His daughters, 2-year-old Arveen and 11-week-old Mahreen, would have their tertiary education supported through the Christchurch Foundation’s Education Fund.
“For people like us, we’re always really thoughtful about our kids’ education.”
Sazada Akhter can no longer walk after being shot in the chest and abdomen at the Al Noor Masjid. She and husband Mohammed Mashud have now bought a house with the help of ASB and the Our People, Our City fund.
Finding a wheelchair-accessible home had been a challenge.
Manji said the foundation supported the couple’s house hunt early on, and he was at the auction when they secured a home.
They will move in before Christmas, once ACC has made adjustments.

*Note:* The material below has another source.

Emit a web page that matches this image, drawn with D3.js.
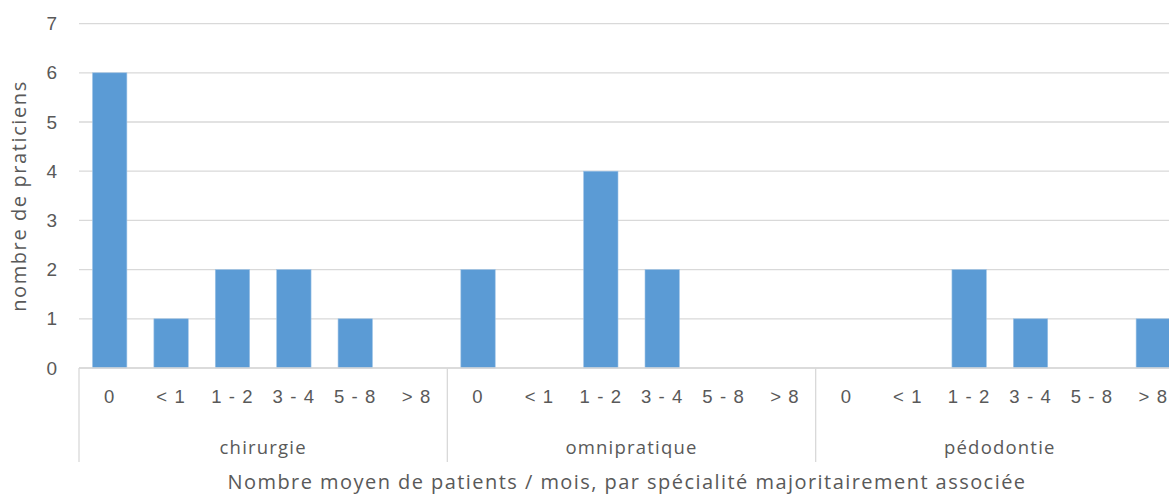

“It’s been a good demonstration of a sensible thing to do with the payouts, which is to put it into a home,” Manji said.
In a statement sent to families on Tuesday night, the Christchurch Foundation said: “It is important to understand that these funds are not compensation, reparation or restitution. They are a gift that represents love and support.”
Manji said he had 160 meetings with members of the Muslim community over the last few months and received professional advice about funds distribution in relation to the 2017 Manchester Arena bombing, the 2017 Grenfell Tower fire, and the 2018 Toronto van attack.
The funding would help victims plan for the future. They would face many challenges, particularly over the next year with the accused terrorist appearing in court and the first anniversary of the shootings, he said.
The Victims’ Fund, which provides cash support for those directly affected by the attacks, totals $7m and includes $3.57m for next of kin, $1m for those injured by bullets, $1.375m for children and widow support, $400,000 for medical support for those with severe injuries, and $500,000 for a hardship fund.
The $1.5m Education Fund will support higher education for children aged under 18 at the time of the attack. It is estimated about 100 children will receive $15,000 each.
A $500,000 Community Support fund will remain open for further donations to help the Muslim community’s long-term recovery and wellbeing.
There were about 60 donors of significance, but donations ranged from 50 cents to $1.5m – the largest single payment.
About $2m has already been paid out, including to purchase two ambulances for St John and distribute $120,000 worth of grocery and petrol vouchers.
“That really has just taken the edge off for people,” Manji said.